Quien experimenta en la oración que Dios "está presente y actúa en el mundo y en nuestra vida", quedará maravillado de los efectos que de ello derivan
«Máximamente útiles en la Iglesia de Jesús no son los llamados hombres prácticos ni tampoco los puros divulgadores de teorías, sino los auténticos contemplativos» escribía en L’Osservatore Romano del 23 de junio de 1985, en los días del décimo aniversario del fallecimiento de Josemaría Escrivá su primer sucesor, monseñor Álvaro del Portillo.
El tema de la contemplación —de la "familiaridad" con Dios que según san Josemaría lleva a «conocerlo y a conocerse»— fue central también en una homilía de monseñor Javier Echevarría, tercer prelado del Opus Dei, pronunciada hace unos días en la basílica de San Eugenio en Roma con ocasión de la ordenación diaconal de 35 futuros sacerdotes.
Me conmueve mucho una imagen en la que están los tres prelados juntos en el atrio de la pequeña iglesia de San Dunstan en Canterbury en el verano de 1958: la mirada intensa de monseñor Escrivá, al centro, expresa bien su temple, pero también don Álvaro y don Javier nos miran a los ojos y parecen casi anticipar lo que, en gran comunión con Benedicto XVI, nos dicen a una sola voz hoy: es necesario hablar con Dios. «¿Pero de qué?» se preguntaba Josemaría Escrivá citado por monseñor Echevarría en la homilía para los diáconos. «¿De qué? De Él, de ti: ¡alegrías, tristezas, éxitos y fracasos, nobles ambiciones, preocupaciones cotidianas, debilidades!».
Quien experimenta en la oración que Dios «está presente y actúa en el mundo y en nuestra vida», para usar algunas palabras de Benedicto XVI, quedará maravillado de los efectos que de ello derivan: «Estaremos —dijo monseñor Echevarría— más serenos y contentos, estaremos más atentos al servicio de los demás» y «realizaremos mejor nuestro trabajo». Este último aspecto, el de «mejorar la calidad técnica del trabajo mismo» que deriva de la «presencia de Dios en el ámbito laboral», como ponía de relieve ya en 1985 monseñor Del Portillo, parece que deben descubrirlo plenamente incluso muchos que se declaran creyentes.

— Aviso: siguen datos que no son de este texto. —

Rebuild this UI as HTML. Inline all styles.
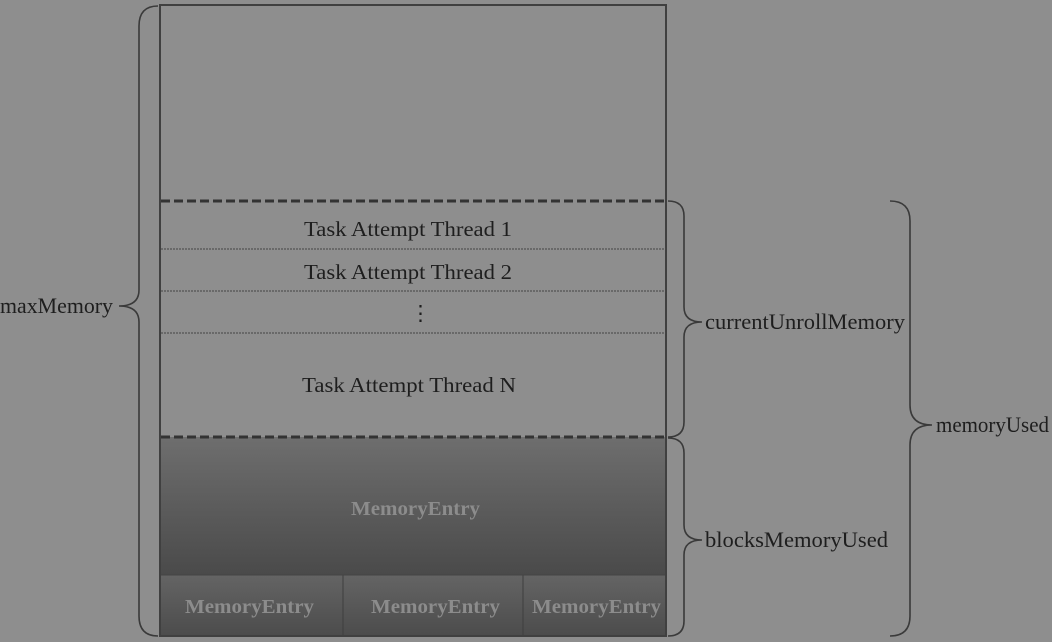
<!DOCTYPE html>
<html><head><meta charset="utf-8"><style>
html,body{margin:0;padding:0;background:#8e8e8e;}
svg{display:block;}
text{font-family:"Liberation Serif",serif;}
</style></head><body>
<svg width="1052" height="642" viewBox="0 0 1052 642">
<defs>
<linearGradient id="g1" x1="0" y1="0" x2="0" y2="1">
<stop offset="0" stop-color="#6e6e6e"/><stop offset="1" stop-color="#4a4a4a"/>
</linearGradient>
<linearGradient id="g2" x1="0" y1="0" x2="0" y2="1">
<stop offset="0" stop-color="#646464"/><stop offset="1" stop-color="#4c4c4c"/>
</linearGradient>
</defs>
<rect width="1052" height="642" fill="#8e8e8e"/>
<rect x="161" y="437" width="505" height="138" fill="url(#g1)"/>
<rect x="161" y="575" width="182" height="61" fill="url(#g2)"/>
<rect x="343" y="575" width="180" height="61" fill="url(#g2)"/>
<rect x="523" y="575" width="143" height="61" fill="url(#g2)"/>
<line x1="343" y1="575" x2="343" y2="636" stroke="#3e3e3e" stroke-width="1"/>
<line x1="523" y1="575" x2="523" y2="636" stroke="#3e3e3e" stroke-width="1"/>
<line x1="161" y1="575" x2="666" y2="575" stroke="#444" stroke-width="1"/>
<rect x="160" y="5" width="506" height="631" fill="none" stroke="#404040" stroke-width="2"/>
<line x1="161" y1="201" x2="666" y2="201" stroke="#333" stroke-width="3" stroke-dasharray="9,4"/>
<line x1="161" y1="437" x2="666" y2="437" stroke="#333" stroke-width="3" stroke-dasharray="9,4"/>
<line x1="161" y1="249" x2="666" y2="249" stroke="#444" stroke-width="1" stroke-dasharray="2,1"/>
<line x1="161" y1="291" x2="666" y2="291" stroke="#444" stroke-width="1" stroke-dasharray="2,1"/>
<line x1="161" y1="333" x2="666" y2="333" stroke="#444" stroke-width="1" stroke-dasharray="2,1"/>
<g fill="#1e1e1e" font-size="21">
<text x="304" y="236" textLength="208" lengthAdjust="spacingAndGlyphs">Task Attempt Thread 1</text>
<text x="304" y="279" textLength="208" lengthAdjust="spacingAndGlyphs">Task Attempt Thread 2</text>
<text x="410" y="320">⋮</text>
<text x="302" y="392" textLength="214" lengthAdjust="spacingAndGlyphs">Task Attempt Thread N</text>
</g>
<g fill="#8c8c8c" font-size="20" font-weight="bold">
<text x="351" y="515" textLength="129" lengthAdjust="spacingAndGlyphs">MemoryEntry</text>
<text x="185" y="613" textLength="129" lengthAdjust="spacingAndGlyphs">MemoryEntry</text>
<text x="371" y="613" textLength="129" lengthAdjust="spacingAndGlyphs">MemoryEntry</text>
<text x="532" y="613" textLength="129" lengthAdjust="spacingAndGlyphs">MemoryEntry</text>
</g>
<g fill="none" stroke="#3a3a3a" stroke-width="1.6">
<path d="M158 6 Q139 6 139 26 L139 290 Q139 306 119 306 Q139 306 139 322 L139 616 Q139 636 158 636"/>
<path d="M668 201 Q684 201 684 216 L684 307 Q684 322 702 322 Q684 322 684 337 L684 422 Q684 437 668 437"/>
<path d="M668 438 Q684 438 684 453 L684 525 Q684 540 702 540 Q684 540 684 555 L684 621 Q684 636 668 636"/>
<path d="M890 201 Q910 201 910 221 L910 405 Q910 425 932 425 Q910 425 910 445 L910 616 Q910 636 890 636"/>
</g>
<g fill="#1e1e1e" font-size="22">
<text x="0" y="313" textLength="113" lengthAdjust="spacingAndGlyphs">maxMemory</text>
<text x="705" y="329" textLength="200" lengthAdjust="spacingAndGlyphs">currentUnrollMemory</text>
<text x="705" y="547" textLength="183" lengthAdjust="spacingAndGlyphs">blocksMemoryUsed</text>
<text x="936" y="432" textLength="113" lengthAdjust="spacingAndGlyphs">memoryUsed</text>
</g>
</svg>
</body></html>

Los tres prelados parecen sugerir que conviene intentar poner en marcha un círculo virtuoso: trabajar siempre en la presencia de Dios ayuda a evitar «toda informalidad, toda ligereza, cualquier descuido o diletantismo» y a transformar el trabajo en un «servicio vivo y concreto al Cuerpo vivo de Cristo», casi una obra por contemplar para volver, purificados, también a Dios y a los hermanos. «La contemplación —proseguía monseñor Del Portillo— modifica la acción cuando no está a la altura de la dignidad personal o de la superior de los hijos de Dios» y tiende a hacerla perfecta, tanto si se trata de un trabajo manual repetitivo como de una actividad intelectual refinada; de hecho, «sirve solo el instrumento que, aunque sea muy modesto, es adecuado a la finalidad».
Sería un burdo error, mucho más en nuestro momento histórico, descuidar esta enseñanza. Ante un activismo frenético e inhumano por estar lejos de Dios, la verdadera propuesta cristiana siempre ha sido desconcertante: el primado de la oración sobre la acción.
La madre Teresa de Calcuta nos proporciona la clave para comprender mejor este primado: todo lo que hizo «en medio de la calle», como diría san Josemaría, tenía un motor secreto, encendido silenciosamente en el corazón de la noche: la oración ante su Jesús Eucaristía. Tal vez también nuestra noche, si se emplea así, lleve al alba de un día realmente nuevo y quizá inesperado.